Ted de Corsia (September 29, 1903 – April 11, 1973) was an American radio, film, and television actor best remembered for his role as a gangster turned state's evidence in the 1951 film, The Enforcer (1951). In radio, he voiced roles on The March of Time, The Shadow, and Mike Hammer.
De Corsia was born in Brooklyn, New York. He made his movie debut in Orson Welles' The Lady from Shanghai and went on to make a career playing villains and gangsters in 1940s and 1950s films including The Naked City (1948),The Big Combo (1955), The Killing (1956), Baby Face Nelson, andSlightly Scarlet (1956).

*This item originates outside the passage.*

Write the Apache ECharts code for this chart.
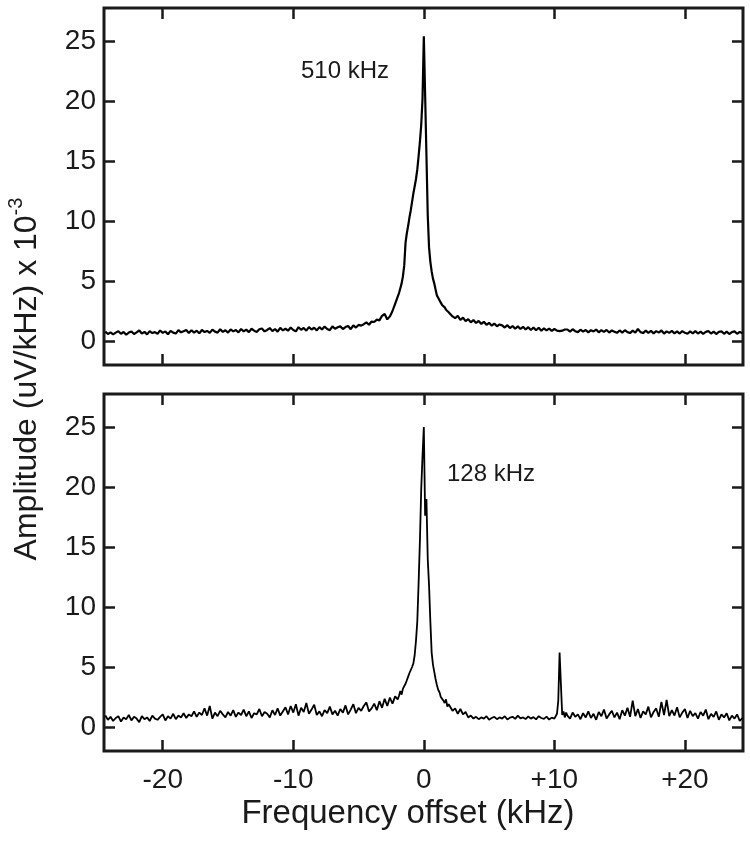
<!DOCTYPE html>
<html>
<head>
<meta charset="utf-8">
<script src="https://cdn.jsdelivr.net/npm/echarts@6/dist/echarts.min.js"></script>
<style>
  html, body { margin: 0; padding: 0; background: #fff; }
  #chart { width: 750px; height: 842px; }
</style>
</head>
<body>
<div id="chart"></div>
<script>
// frequency offset (kHz), finer sampling around the two peaks
const freqKHz = [
  -24.4,-24.2,-24,-23.8,-23.6,-23.4,-23.2,-23,-22.8,-22.6,
  -22.4,-22.2,-22,-21.8,-21.6,-21.4,-21.2,-21,-20.8,-20.6,
  -20.4,-20.2,-20,-19.8,-19.6,-19.4,-19.2,-19,-18.8,-18.6,
  -18.4,-18.2,-18,-17.8,-17.6,-17.4,-17.2,-17,-16.8,-16.6,
  -16.4,-16.2,-16,-15.8,-15.6,-15.4,-15.2,-15,-14.8,-14.6,
  -14.4,-14.2,-14,-13.8,-13.6,-13.4,-13.2,-13,-12.8,-12.6,
  -12.4,-12.2,-12,-11.8,-11.6,-11.4,-11.2,-11,-10.8,-10.6,
  -10.4,-10.2,-10,-9.8,-9.6,-9.4,-9.2,-9,-8.8,-8.6,
  -8.4,-8.2,-8,-7.8,-7.6,-7.4,-7.2,-7,-6.8,-6.6,
  -6.4,-6.2,-6,-5.8,-5.6,-5.4,-5.2,-5,-4.8,-4.6,
  -4.4,-4.2,-4,-3.8,-3.6,-3.4,-3.2,-3,-2.8,-2.6,
  -2.4,-2.2,-2,
  -1.9,-1.8,-1.7,-1.6,-1.5,-1.4,-1.3,-1.2,-1.1,-1,
  -0.9,-0.8,-0.7,-0.6,-0.5,-0.4,-0.3,-0.2,-0.1,0,
  0.1,0.2,0.3,0.4,0.5,0.6,0.7,0.8,0.9,1,
  1.1,1.2,1.3,1.4,1.5,1.6,1.7,1.8,1.9,
  2,2.2,2.4,2.6,2.8,3,3.2,3.4,3.6,3.8,
  4,4.2,4.4,4.6,4.8,5,5.2,5.4,5.6,5.8,
  6,6.2,6.4,6.6,6.8,7,7.2,7.4,7.6,7.8,
  8,8.2,8.4,8.6,8.8,9,9.2,9.4,9.6,9.8,
  10,10.2,
  10.3,10.4,10.5,10.6,10.7,10.8,10.9,
  11,11.2,11.4,11.6,11.8,12,12.2,12.4,12.6,12.8,
  13,13.2,13.4,13.6,13.8,14,14.2,14.4,14.6,14.8,
  15,15.2,15.4,15.6,15.8,16,16.2,16.4,16.6,16.8,
  17,17.2,17.4,17.6,17.8,18,18.2,18.4,18.6,18.8,
  19,19.2,19.4,19.6,19.8,20,20.2,20.4,20.6,20.8,
  21,21.2,21.4,21.6,21.8,22,22.2,22.4,22.6,22.8,
  23,23.2,23.4,23.6,23.8,24,24.2,24.4
];

// 510 kHz spectrum, amplitude x 10^-3
const amp510 = [
  0.78,0.58,0.72,0.55,0.70,0.82,0.60,0.75,0.52,0.70,
  0.80,0.58,0.72,0.88,0.62,0.76,0.55,0.82,0.66,0.74,
  0.60,0.88,0.68,0.80,0.56,0.85,0.70,0.62,0.90,0.72,
  0.82,0.92,0.66,0.90,0.70,0.86,0.64,0.92,0.74,0.84,
  0.68,0.95,0.78,0.70,0.98,0.76,0.90,0.70,0.96,0.80,
  0.92,0.72,1.00,0.80,0.95,0.74,1.02,0.86,0.76,0.98,
  1.04,0.80,0.92,1.08,0.82,1.00,0.78,1.10,0.88,1.02,
  0.86,1.12,0.92,0.80,1.15,0.94,1.08,0.86,1.16,0.96,
  1.10,0.88,1.16,0.96,1.20,1.00,0.90,1.22,1.02,1.14,
  1.22,1.00,1.16,1.26,0.98,1.30,1.12,1.34,1.28,1.40,
  1.55,1.35,1.62,1.58,1.78,1.72,2.10,2.25,1.80,2.05,
  2.5,3.1,3.7,
  4.0,4.4,4.8,5.4,6.3,8.2,9.0,9.6,10.3,10.9,
  11.6,12.3,12.9,13.5,14.3,15.4,16.6,18.0,20.2,25.4,
  20.5,15.5,10.5,7.8,6.6,5.8,5.2,4.8,4.3,3.8,
  3.6,3.4,3.2,3.0,2.9,2.8,2.6,2.5,2.4,
  2.30,2.05,1.90,2.10,1.75,1.95,1.65,1.82,1.55,1.75,
  1.50,1.68,1.42,1.60,1.35,1.52,1.28,1.45,1.22,1.38,
  1.30,1.12,1.32,1.08,1.25,1.02,1.22,1.00,1.18,0.96,
  1.15,0.92,1.12,0.90,1.10,0.85,1.06,0.88,1.04,0.84,
  1.00,0.86,
  0.95,0.82,0.98,0.86,0.80,0.96,0.84,
  0.96,0.78,0.98,0.82,0.74,0.94,0.78,0.92,0.72,0.90,
  0.80,0.95,0.72,0.90,0.76,0.92,0.70,0.88,0.78,0.68,
  0.88,0.70,0.90,0.74,0.66,0.86,0.70,1.00,0.74,0.66,
  0.86,0.68,0.84,0.64,0.82,0.70,0.88,0.62,0.80,0.68,
  0.84,0.64,0.80,0.62,0.82,0.68,0.60,0.80,0.64,0.82,
  0.62,0.78,0.60,0.76,0.82,0.62,0.78,0.58,0.76,0.80,
  0.60,0.78,0.58,0.74,0.80,0.60,0.76,0.64
];

// 128 kHz spectrum, amplitude x 10^-3
const amp128 = [
  0.95,0.60,0.85,0.50,0.75,0.90,0.45,0.80,0.65,1.00,
  0.55,0.85,0.70,0.40,0.90,0.65,0.80,0.50,0.95,0.70,
  0.60,0.85,1.05,0.55,0.90,0.70,1.10,0.65,0.95,0.80,
  1.15,0.75,1.05,0.90,1.30,0.85,1.20,1.00,1.55,0.95,
  1.75,0.70,1.20,0.90,1.35,1.05,0.80,1.25,0.95,1.40,
  0.85,1.20,1.00,1.45,0.90,1.30,0.75,1.15,1.05,1.50,
  0.90,1.25,1.10,0.80,1.40,1.00,1.55,0.95,1.30,1.65,
  1.05,1.75,1.20,1.90,0.95,1.60,1.25,2.00,1.10,1.45,
  1.85,1.00,1.30,0.90,1.40,1.15,1.70,1.05,1.35,0.95,
  1.50,1.20,1.80,1.05,1.45,1.90,1.15,1.60,1.35,1.75,
  2.05,1.30,1.55,1.95,1.40,2.15,1.60,2.35,1.75,2.45,
  1.95,2.55,2.30,
  2.6,3.0,2.7,3.2,3.1,3.6,3.9,4.2,4.5,4.6,
  5.0,5.3,6.0,7.2,8.8,12.0,15.5,19.8,22.6,25.0,
  17.6,19.0,14.0,11.8,8.8,6.2,5.2,4.6,4.0,3.5,
  3.1,2.9,2.5,2.6,2.2,2.0,2.3,1.7,1.9,
  1.80,1.35,1.55,1.10,1.50,1.05,1.25,0.80,0.95,0.70,
  0.85,0.65,0.80,0.70,0.90,0.60,0.75,0.85,0.65,0.80,
  0.70,0.90,0.62,0.78,0.85,0.68,0.95,0.72,0.80,0.66,
  0.88,0.70,0.82,0.64,0.90,0.75,0.68,0.86,0.62,0.78,
  0.70,1.10,
  2.2,6.2,3.6,1.0,1.3,0.8,1.2,
  0.95,0.70,1.20,0.85,1.05,0.65,1.15,0.80,1.30,0.75,
  1.10,0.60,1.25,0.90,1.45,0.70,1.05,1.35,0.80,1.20,
  0.65,1.40,0.95,1.60,0.85,2.20,0.90,1.50,0.75,1.30,
  1.05,1.70,0.80,1.25,1.55,0.85,2.10,1.00,2.25,0.90,
  1.40,0.95,1.65,0.80,1.20,1.50,0.75,1.35,0.90,1.15,
  0.70,1.25,0.95,1.45,0.65,1.10,0.85,1.30,0.60,1.05,
  0.80,1.15,0.55,0.95,0.70,1.05,0.50,0.75
];

const xTicks = [-20, -10, 0, 10, 20];
const yTicks = [0, 5, 10, 15, 20, 25];
const panelLabels = ['510 kHz', '128 kHz'];

const font = '"Liberation Sans", Arial, sans-serif';
const ink = '#1a1a1a';

function xAxis(grid, pos, showLabel) {
  return {
    type: 'value',
    gridIndex: grid,
    position: pos,
    min: -24.5,
    max: 24.45,
    axisLine: { show: false, onZero: false },
    splitLine: { show: false },
    axisTick: { inside: true, length: 11, customValues: xTicks, lineStyle: { color: ink, width: 2.5 } },
    axisLabel: {
      show: showLabel,
      customValues: xTicks,
      margin: 15,
      fontSize: 28,
      fontFamily: font,
      color: ink,
      formatter: v => (v > 0 ? '+' + v : String(v))
    }
  }
}

function yAxis(grid, pos, showLabel) {
  return {
    type: 'value',
    gridIndex: grid,
    position: pos,
    min: -2,
    max: 27.75,
    axisLine: { show: false, onZero: false },
    splitLine: { show: false },
    axisTick: { inside: true, length: 11, customValues: yTicks, lineStyle: { color: ink, width: 2.5 } },
    axisLabel: {
      show: showLabel,
      customValues: yTicks,
      margin: 8,
      fontSize: 28,
      fontFamily: font,
      color: ink
    }
  }
}

const frame = { show: true, borderColor: ink, borderWidth: 3, left: 104, width: 639, height: 357 };

const chart = echarts.init(document.getElementById('chart'));
chart.setOption({
  animation: false,
  backgroundColor: '#fff',
  grid: [
    Object.assign({ top: 8 }, frame),
    Object.assign({ top: 394 }, frame)
  ],
  xAxis: [xAxis(0, 'bottom', false), xAxis(0, 'top', false), xAxis(1, 'bottom', true), xAxis(1, 'top', false)],
  yAxis: [yAxis(0, 'left', true), yAxis(0, 'right', false), yAxis(1, 'left', true), yAxis(1, 'right', false)],
  series: [
    {
      type: 'line',
      xAxisIndex: 0,
      yAxisIndex: 0,
      symbol: 'none',
      lineStyle: { color: '#000', width: 2.2 },
      data: freqKHz.map((f, i) => [f, amp510[i]])
    },
    {
      type: 'line',
      xAxisIndex: 2,
      yAxisIndex: 2,
      symbol: 'none',
      lineStyle: { color: '#000', width: 1.8 },
      data: freqKHz.map((f, i) => [f, amp128[i]])
    }
  ],
  graphic: [
    {
      type: 'text', x: 301, y: 71,
      style: { text: panelLabels[0], font: '24px ' + font, fill: ink, align: 'left', verticalAlign: 'middle' }
    },
    {
      type: 'text', x: 447, y: 474,
      style: { text: panelLabels[1], font: '24px ' + font, fill: ink, align: 'left', verticalAlign: 'middle' }
    },
    {
      type: 'text', x: 408, y: 814,
      style: { text: 'Frequency offset (kHz)', font: '33px ' + font, fill: ink, align: 'center', verticalAlign: 'middle' }
    },
    {
      type: 'text', x: 27, y: 379, rotation: Math.PI / 2,
      style: {
        text: '{main|Amplitude (uV/kHz) x 10}{sup|-3}',
        align: 'center',
        verticalAlign: 'middle',
        fill: ink,
        rich: {
          main: { fontSize: 32, fontFamily: font, lineHeight: 42, fill: ink },
          sup: { fontSize: 20, fontFamily: font, lineHeight: 20, verticalAlign: 'top', fill: ink }
        }
      }
    }
  ]
});
</script>
</body>
</html>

In the late 1950s and 1960s, he appeared in a number of television series, mostly westerns including The Californians, Jefferson Drum, Richard Diamond, Private Detective, Frontier Doctor, Riverboat, Tate, The Twilight Zone, Lawman, Stoney Burke, Rawhide, Daniel Boone, Perry Mason,Gunsmoke, The Dakotas, I Dream of Jeannie and Get Smart.

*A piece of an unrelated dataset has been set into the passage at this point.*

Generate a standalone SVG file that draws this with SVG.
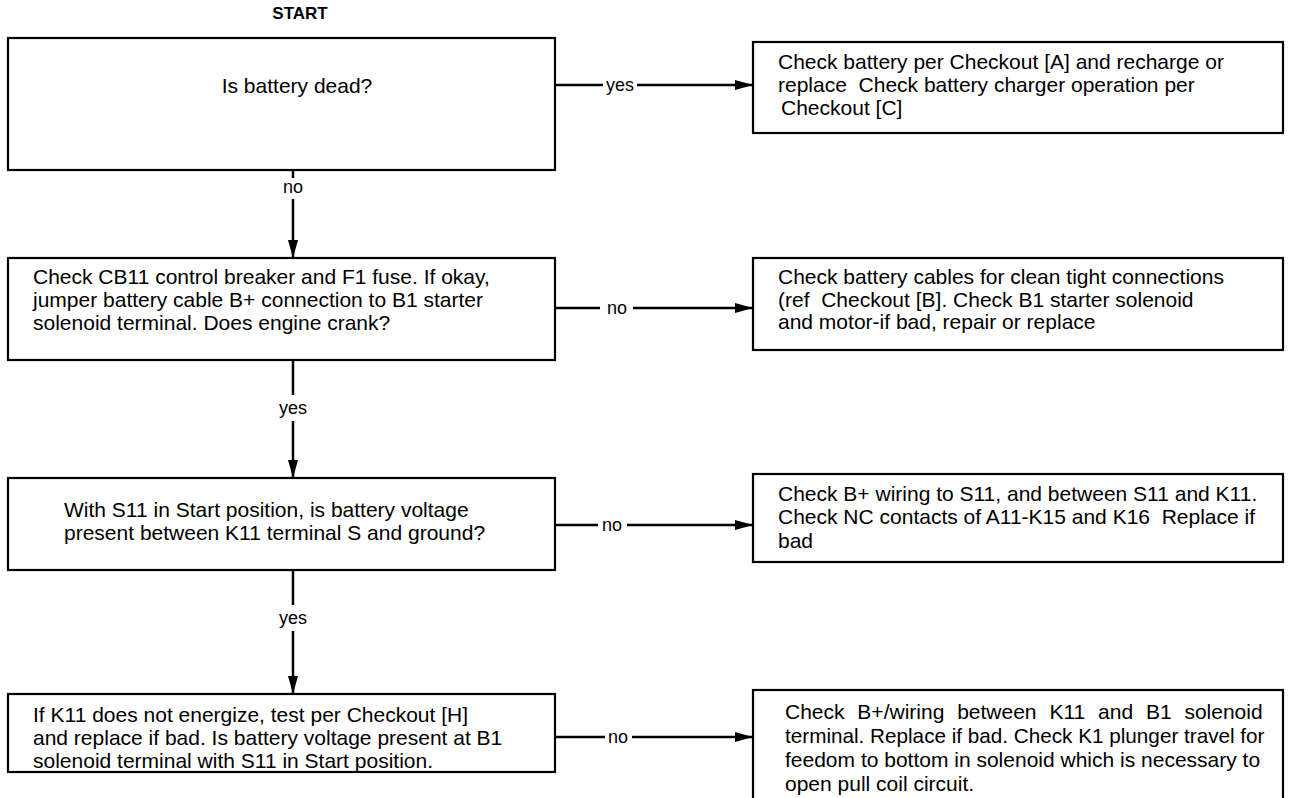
<svg xmlns="http://www.w3.org/2000/svg" width="1298" height="798" viewBox="0 0 1298 798">
<style>
.box{fill:#fff;stroke:#000;stroke-width:2.2}
.t{font-family:"Liberation Sans",Arial,sans-serif;font-size:21px;fill:#000}
.lbl{font-family:"Liberation Sans",Arial,sans-serif;font-size:18px;fill:#000}
.ln{stroke:#000;stroke-width:2.5;fill:none}
</style>
<defs>
<marker id="ah" viewBox="0 0 18 10" refX="18" refY="5" markerWidth="18" markerHeight="10" markerUnits="userSpaceOnUse" orient="auto">
<path d="M0,0 L18,5 L0,10 Z" fill="#000"/>
</marker>
</defs>
<rect width="1298" height="798" fill="#fff"/>
<text x="300" y="19" class="t" style="font-weight:bold;font-size:17px" text-anchor="middle">START</text>

<g id="n1">
<rect class="box" x="8" y="38" width="547" height="132"/>
<text class="t" x="297" y="93" text-anchor="middle">Is battery dead?</text>
</g>
<g id="r1">
<rect class="box" x="753" y="42" width="530" height="91"/>
<text class="t" x="778" y="69">Check battery per Checkout [A] and recharge or</text>
<text class="t" x="778" y="92" xml:space="preserve">replace  Check battery charger operation per</text>
<text class="t" x="781" y="115">Checkout [C]</text>
</g>
<g id="n2">
<rect class="box" x="8" y="258" width="547" height="102"/>
<text class="t" x="33" y="284">Check CB11 control breaker and F1 fuse. If okay,</text>
<text class="t" x="33" y="307">jumper battery cable B+ connection to B1 starter</text>
<text class="t" x="33" y="330">solenoid terminal. Does engine crank?</text>
</g>
<g id="r2">
<rect class="box" x="753" y="258" width="530" height="92"/>
<text class="t" x="778" y="284">Check battery cables for clean tight connections</text>
<text class="t" x="778" y="307" xml:space="preserve">(ref  Checkout [B]. Check B1 starter solenoid</text>
<text class="t" x="778" y="329">and motor-if bad, repair or replace</text>
</g>
<g id="n3">
<rect class="box" x="8" y="478" width="547" height="92"/>
<text class="t" x="64" y="517">With S11 in Start position, is battery voltage</text>
<text class="t" x="64" y="540">present between K11 terminal S and ground?</text>
</g>
<g id="r3">
<rect class="box" x="753" y="474" width="530" height="88"/>
<text class="t" x="778" y="501">Check B+ wiring to S11, and between S11 and K11.</text>
<text class="t" x="778" y="524" xml:space="preserve">Check NC contacts of A11-K15 and K16  Replace if</text>
<text class="t" x="778" y="548">bad</text>
</g>
<g id="n4">
<rect class="box" x="8" y="694" width="547" height="78"/>
<text class="t" x="33" y="722">If K11 does not energize, test per Checkout [H]</text>
<text class="t" x="33" y="745">and replace if bad. Is battery voltage present at B1</text>
<text class="t" x="33" y="768">solenoid terminal with S11 in Start position.</text>
</g>
<g id="r4">
<rect class="box" x="753" y="690" width="530" height="120"/>
<text class="t" x="785" y="719" word-spacing="7">Check B+/wiring between K11 and B1 solenoid</text>
<text class="t" x="785" y="743" style="font-size:20.7px">terminal. Replace if bad. Check K1 plunger travel for</text>
<text class="t" x="785" y="767">feedom to bottom in solenoid which is necessary to</text>
<text class="t" x="785" y="791">open pull coil circuit.</text>
</g>

<g id="connectors">
<line class="ln" x1="555" y1="85" x2="603" y2="85"/>
<text class="lbl" x="620" y="91" text-anchor="middle">yes</text>
<line class="ln" x1="637" y1="85" x2="753" y2="85" marker-end="url(#ah)"/>

<line class="ln" x1="293" y1="170" x2="293" y2="178"/>
<text class="lbl" x="293" y="193" text-anchor="middle">no</text>
<line class="ln" x1="293" y1="199" x2="293" y2="258" marker-end="url(#ah)"/>

<line class="ln" x1="555" y1="308" x2="600" y2="308"/>
<text class="lbl" x="617" y="314" text-anchor="middle">no</text>
<line class="ln" x1="633" y1="308" x2="753" y2="308" marker-end="url(#ah)"/>

<line class="ln" x1="293" y1="360" x2="293" y2="395"/>
<text class="lbl" x="293" y="414" text-anchor="middle">yes</text>
<line class="ln" x1="293" y1="421" x2="293" y2="478" marker-end="url(#ah)"/>

<line class="ln" x1="555" y1="525" x2="598" y2="525"/>
<text class="lbl" x="612" y="531" text-anchor="middle">no</text>
<line class="ln" x1="627" y1="525" x2="753" y2="525" marker-end="url(#ah)"/>

<line class="ln" x1="293" y1="570" x2="293" y2="605"/>
<text class="lbl" x="293" y="624" text-anchor="middle">yes</text>
<line class="ln" x1="293" y1="631" x2="293" y2="694" marker-end="url(#ah)"/>

<line class="ln" x1="555" y1="737" x2="605" y2="737"/>
<text class="lbl" x="618" y="743" text-anchor="middle">no</text>
<line class="ln" x1="632" y1="737" x2="753" y2="737" marker-end="url(#ah)"/>
</g>
</svg>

In his last film, The Outside Man with Ann-Margret and Angie Dickinson, his character, the mobster Victor, is killed off early in the film, but he later appears as his embalmed corpse, posed in a chair, holding a cigar.
He died at the age of 69 in Encino, California, from a heart attack. His body was donated to medical science upon his death.